Dataset rows
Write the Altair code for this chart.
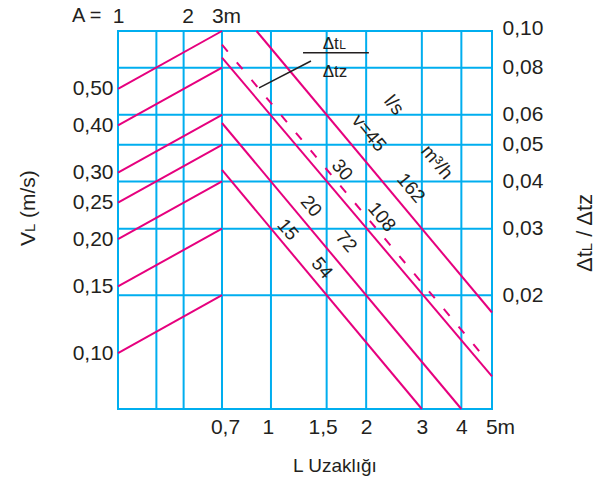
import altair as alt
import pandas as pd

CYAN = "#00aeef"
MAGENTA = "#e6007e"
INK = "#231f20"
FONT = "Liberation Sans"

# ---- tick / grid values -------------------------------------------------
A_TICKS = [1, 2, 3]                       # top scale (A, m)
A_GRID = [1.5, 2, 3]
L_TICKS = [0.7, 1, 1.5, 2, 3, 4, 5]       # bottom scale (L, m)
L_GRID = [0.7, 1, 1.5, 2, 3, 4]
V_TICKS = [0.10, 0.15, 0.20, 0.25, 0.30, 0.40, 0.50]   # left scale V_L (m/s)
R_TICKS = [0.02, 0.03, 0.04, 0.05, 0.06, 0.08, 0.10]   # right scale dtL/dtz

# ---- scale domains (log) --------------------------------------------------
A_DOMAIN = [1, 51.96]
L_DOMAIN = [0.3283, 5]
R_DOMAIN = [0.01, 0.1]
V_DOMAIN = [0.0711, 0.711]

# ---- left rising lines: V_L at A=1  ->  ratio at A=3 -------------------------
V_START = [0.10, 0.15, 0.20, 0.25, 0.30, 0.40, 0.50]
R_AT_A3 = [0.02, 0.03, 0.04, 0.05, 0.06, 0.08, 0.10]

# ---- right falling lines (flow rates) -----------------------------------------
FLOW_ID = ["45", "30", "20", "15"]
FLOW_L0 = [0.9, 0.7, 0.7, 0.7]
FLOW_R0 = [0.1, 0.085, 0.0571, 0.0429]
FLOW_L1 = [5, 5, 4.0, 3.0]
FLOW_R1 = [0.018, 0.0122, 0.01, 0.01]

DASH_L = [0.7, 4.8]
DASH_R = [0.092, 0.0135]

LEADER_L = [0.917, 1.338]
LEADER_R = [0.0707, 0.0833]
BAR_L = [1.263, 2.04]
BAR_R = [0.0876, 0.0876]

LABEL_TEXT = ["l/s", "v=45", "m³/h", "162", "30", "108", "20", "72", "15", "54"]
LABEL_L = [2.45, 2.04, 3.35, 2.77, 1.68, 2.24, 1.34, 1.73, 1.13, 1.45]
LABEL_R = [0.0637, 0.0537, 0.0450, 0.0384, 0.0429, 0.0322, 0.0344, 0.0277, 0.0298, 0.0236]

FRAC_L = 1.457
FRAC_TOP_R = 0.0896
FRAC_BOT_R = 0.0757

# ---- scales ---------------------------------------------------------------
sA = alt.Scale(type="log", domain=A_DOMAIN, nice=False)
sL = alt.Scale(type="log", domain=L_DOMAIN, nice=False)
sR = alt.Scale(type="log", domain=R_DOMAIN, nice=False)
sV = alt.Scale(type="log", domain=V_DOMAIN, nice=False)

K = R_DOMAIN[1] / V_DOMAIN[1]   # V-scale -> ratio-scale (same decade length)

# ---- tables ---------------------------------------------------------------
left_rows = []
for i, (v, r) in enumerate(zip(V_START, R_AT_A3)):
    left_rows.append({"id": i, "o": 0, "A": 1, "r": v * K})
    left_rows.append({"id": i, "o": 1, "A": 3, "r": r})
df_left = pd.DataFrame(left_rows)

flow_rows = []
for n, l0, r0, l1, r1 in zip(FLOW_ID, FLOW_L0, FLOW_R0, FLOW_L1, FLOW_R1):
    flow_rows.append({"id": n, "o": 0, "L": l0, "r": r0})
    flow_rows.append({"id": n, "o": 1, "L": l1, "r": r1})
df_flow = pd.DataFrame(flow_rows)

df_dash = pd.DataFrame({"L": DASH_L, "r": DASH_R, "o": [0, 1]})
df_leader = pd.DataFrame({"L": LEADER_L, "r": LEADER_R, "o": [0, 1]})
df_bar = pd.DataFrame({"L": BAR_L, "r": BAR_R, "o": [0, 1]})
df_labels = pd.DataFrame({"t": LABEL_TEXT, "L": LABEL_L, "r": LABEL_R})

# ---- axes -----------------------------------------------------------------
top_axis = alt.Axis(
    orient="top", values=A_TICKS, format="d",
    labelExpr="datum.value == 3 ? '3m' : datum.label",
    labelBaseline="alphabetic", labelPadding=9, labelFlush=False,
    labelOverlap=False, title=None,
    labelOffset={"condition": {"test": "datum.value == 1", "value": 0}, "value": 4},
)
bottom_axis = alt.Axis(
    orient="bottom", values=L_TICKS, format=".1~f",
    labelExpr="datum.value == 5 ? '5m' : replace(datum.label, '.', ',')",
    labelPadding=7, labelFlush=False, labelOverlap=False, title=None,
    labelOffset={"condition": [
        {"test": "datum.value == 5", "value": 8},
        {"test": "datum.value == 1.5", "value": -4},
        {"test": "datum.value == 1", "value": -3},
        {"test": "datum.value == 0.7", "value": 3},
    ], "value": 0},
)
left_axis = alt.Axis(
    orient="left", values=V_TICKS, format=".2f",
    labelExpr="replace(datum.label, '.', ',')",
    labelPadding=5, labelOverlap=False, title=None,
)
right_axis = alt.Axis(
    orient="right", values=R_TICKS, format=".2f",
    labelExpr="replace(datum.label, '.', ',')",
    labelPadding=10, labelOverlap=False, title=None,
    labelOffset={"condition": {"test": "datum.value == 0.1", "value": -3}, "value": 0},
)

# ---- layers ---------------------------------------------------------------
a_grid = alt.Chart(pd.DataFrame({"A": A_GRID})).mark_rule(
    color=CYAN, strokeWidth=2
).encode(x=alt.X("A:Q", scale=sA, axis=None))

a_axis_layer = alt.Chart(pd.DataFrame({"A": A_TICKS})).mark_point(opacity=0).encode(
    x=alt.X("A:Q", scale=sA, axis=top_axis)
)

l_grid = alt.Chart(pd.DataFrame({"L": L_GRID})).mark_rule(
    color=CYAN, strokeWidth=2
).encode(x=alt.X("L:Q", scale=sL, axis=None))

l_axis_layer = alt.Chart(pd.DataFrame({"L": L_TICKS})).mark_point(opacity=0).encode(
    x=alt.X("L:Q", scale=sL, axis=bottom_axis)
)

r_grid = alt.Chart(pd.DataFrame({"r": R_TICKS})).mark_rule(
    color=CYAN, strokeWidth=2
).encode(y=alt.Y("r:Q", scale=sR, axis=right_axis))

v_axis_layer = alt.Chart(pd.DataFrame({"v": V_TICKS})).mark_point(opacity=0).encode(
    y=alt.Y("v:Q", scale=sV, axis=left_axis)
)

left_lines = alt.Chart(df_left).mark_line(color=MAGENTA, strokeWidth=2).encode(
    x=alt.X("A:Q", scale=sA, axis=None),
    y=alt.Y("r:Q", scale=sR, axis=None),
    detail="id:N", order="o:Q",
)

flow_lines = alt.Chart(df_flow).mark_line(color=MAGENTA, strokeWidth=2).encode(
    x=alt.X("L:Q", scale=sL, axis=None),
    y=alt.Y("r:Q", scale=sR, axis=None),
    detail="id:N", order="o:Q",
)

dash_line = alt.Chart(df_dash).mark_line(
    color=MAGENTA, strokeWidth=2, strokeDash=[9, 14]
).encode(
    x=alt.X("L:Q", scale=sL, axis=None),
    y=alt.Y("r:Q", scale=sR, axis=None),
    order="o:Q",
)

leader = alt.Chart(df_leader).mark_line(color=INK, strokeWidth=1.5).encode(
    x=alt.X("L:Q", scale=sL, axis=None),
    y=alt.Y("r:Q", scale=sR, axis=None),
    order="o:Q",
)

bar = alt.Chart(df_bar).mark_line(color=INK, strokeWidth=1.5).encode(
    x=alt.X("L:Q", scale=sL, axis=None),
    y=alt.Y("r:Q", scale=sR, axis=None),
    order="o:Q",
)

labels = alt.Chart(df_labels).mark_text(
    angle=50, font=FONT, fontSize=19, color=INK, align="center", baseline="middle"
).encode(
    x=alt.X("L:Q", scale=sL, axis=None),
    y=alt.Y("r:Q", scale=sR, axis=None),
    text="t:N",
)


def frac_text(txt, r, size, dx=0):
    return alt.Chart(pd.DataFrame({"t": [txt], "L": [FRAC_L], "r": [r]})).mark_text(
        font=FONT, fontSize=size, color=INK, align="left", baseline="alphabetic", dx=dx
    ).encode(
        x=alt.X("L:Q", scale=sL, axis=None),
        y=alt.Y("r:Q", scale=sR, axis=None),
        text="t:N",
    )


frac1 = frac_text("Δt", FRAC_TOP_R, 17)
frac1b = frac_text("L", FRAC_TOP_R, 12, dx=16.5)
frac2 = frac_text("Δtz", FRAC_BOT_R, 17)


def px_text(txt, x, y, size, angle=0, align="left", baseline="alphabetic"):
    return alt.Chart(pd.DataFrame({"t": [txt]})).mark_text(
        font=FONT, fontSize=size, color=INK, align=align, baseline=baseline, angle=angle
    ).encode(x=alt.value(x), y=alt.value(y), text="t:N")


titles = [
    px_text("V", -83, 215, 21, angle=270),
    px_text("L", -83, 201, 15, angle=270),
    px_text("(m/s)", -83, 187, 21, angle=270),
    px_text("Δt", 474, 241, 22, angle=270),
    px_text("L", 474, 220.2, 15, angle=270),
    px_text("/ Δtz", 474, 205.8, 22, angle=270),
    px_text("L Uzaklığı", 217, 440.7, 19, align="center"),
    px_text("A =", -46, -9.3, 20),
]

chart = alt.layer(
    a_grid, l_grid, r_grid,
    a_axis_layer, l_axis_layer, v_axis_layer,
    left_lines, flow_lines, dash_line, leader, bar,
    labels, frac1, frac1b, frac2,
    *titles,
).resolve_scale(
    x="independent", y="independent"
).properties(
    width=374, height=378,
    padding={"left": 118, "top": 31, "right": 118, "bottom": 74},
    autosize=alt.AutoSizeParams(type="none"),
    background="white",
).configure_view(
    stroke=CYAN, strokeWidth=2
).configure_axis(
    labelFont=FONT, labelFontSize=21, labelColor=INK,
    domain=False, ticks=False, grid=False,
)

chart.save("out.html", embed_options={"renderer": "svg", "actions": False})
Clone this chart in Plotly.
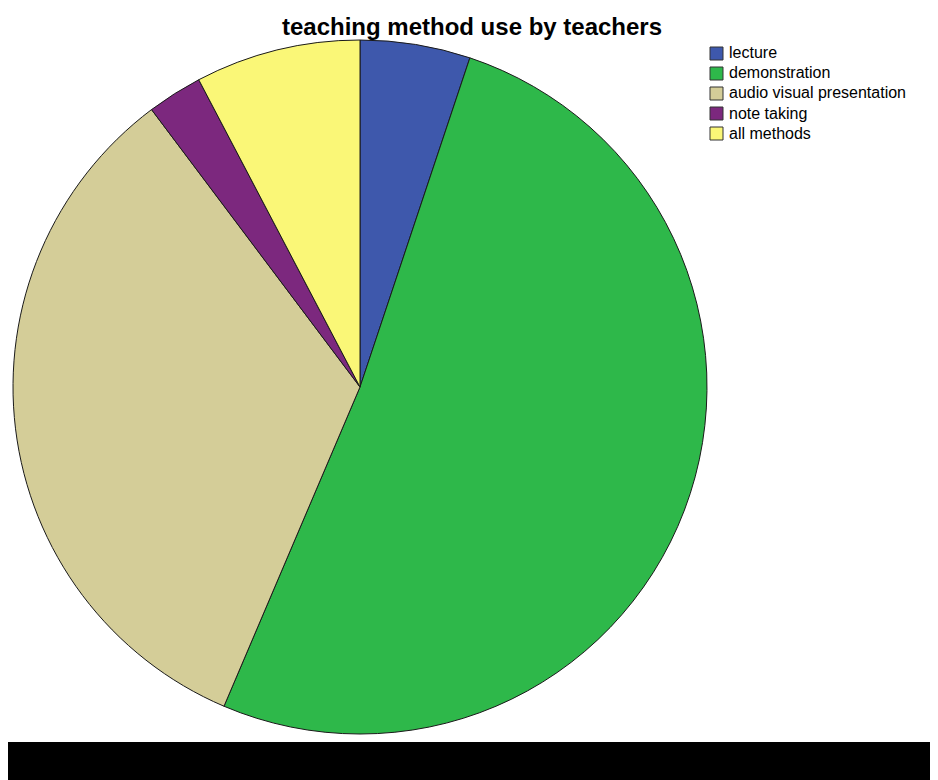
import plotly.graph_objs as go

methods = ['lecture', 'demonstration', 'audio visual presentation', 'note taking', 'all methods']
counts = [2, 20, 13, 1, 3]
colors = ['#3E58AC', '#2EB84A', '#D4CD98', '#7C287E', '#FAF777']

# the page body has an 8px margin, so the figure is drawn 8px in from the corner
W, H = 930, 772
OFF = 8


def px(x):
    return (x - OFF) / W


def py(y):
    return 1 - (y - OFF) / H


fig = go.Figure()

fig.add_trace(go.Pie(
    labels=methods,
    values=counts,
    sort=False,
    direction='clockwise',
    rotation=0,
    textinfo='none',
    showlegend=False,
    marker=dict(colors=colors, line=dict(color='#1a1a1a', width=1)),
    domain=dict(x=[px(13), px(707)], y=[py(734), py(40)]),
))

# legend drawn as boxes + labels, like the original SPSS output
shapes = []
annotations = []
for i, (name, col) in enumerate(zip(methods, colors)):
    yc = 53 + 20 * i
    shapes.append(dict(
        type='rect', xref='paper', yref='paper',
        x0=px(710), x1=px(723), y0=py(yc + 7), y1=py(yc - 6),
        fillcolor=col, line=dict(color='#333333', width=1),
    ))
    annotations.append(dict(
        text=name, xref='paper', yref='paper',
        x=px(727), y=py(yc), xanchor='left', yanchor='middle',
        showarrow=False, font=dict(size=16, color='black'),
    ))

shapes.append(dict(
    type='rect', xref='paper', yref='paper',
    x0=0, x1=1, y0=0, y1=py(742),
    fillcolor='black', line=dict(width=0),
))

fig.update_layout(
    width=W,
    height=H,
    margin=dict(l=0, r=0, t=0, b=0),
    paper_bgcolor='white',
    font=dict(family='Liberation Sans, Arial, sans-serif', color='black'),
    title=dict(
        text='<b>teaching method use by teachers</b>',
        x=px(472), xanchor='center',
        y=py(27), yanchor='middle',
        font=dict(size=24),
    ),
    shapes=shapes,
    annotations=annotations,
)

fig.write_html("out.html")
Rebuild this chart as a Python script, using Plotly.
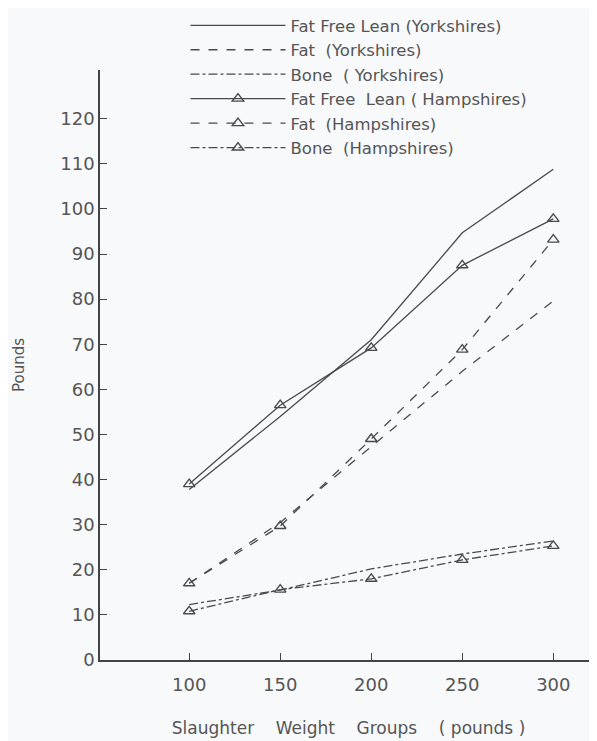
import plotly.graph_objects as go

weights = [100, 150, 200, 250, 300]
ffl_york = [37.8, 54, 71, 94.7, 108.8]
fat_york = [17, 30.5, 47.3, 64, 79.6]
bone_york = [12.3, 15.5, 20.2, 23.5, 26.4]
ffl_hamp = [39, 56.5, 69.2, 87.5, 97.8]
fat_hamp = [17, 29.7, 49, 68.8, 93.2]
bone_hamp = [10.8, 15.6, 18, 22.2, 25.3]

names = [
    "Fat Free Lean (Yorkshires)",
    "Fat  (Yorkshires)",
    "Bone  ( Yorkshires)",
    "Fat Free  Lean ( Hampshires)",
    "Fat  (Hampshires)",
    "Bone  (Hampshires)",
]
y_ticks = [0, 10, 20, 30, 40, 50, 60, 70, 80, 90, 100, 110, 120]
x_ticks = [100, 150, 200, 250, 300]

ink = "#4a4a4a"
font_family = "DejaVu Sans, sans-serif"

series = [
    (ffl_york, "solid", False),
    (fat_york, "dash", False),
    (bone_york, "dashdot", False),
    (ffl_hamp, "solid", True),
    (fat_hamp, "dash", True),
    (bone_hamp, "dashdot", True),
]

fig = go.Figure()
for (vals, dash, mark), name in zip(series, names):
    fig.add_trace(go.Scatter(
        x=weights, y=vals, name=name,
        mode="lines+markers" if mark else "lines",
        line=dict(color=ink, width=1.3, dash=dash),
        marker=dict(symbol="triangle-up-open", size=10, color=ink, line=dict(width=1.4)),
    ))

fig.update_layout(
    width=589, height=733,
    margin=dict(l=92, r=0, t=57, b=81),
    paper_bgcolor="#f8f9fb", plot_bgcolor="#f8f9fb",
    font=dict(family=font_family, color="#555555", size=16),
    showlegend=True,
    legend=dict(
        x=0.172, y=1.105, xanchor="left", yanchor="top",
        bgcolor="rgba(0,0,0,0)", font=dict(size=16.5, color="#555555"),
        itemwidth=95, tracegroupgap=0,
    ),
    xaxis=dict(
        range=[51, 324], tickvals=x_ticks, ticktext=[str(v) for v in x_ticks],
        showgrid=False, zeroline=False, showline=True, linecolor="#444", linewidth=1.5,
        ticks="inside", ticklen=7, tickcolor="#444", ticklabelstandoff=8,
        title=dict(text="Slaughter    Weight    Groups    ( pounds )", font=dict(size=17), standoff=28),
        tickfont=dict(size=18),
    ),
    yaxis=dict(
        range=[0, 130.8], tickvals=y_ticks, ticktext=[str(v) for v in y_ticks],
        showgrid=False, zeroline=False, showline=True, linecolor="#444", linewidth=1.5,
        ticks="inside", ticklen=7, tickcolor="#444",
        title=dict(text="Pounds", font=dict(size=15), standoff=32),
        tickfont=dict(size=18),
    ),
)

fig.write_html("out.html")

--- Exercise description ---
Skip the pictures, please, and transcribe only the lines from the beginning of the material through the one that contains "V_DOMAIN = [0.0711, 0.711]".

--- Exercise result ---
Write the Altair code for this chart.
import altair as alt
import pandas as pd

CYAN = "#00aeef"
MAGENTA = "#e6007e"
INK = "#231f20"
FONT = "Liberation Sans"

# ---- tick / grid values -------------------------------------------------
A_TICKS = [1, 2, 3]                       # top scale (A, m)
A_GRID = [1.5, 2, 3]
L_TICKS = [0.7, 1, 1.5, 2, 3, 4, 5]       # bottom scale (L, m)
L_GRID = [0.7, 1, 1.5, 2, 3, 4]
V_TICKS = [0.10, 0.15, 0.20, 0.25, 0.30, 0.40, 0.50]   # left scale V_L (m/s)
R_TICKS = [0.02, 0.03, 0.04, 0.05, 0.06, 0.08, 0.10]   # right scale dtL/dtz

# ---- scale domains (log) --------------------------------------------------
A_DOMAIN = [1, 51.96]
L_DOMAIN = [0.3283, 5]
R_DOMAIN = [0.01, 0.1]
V_DOMAIN = [0.0711, 0.711]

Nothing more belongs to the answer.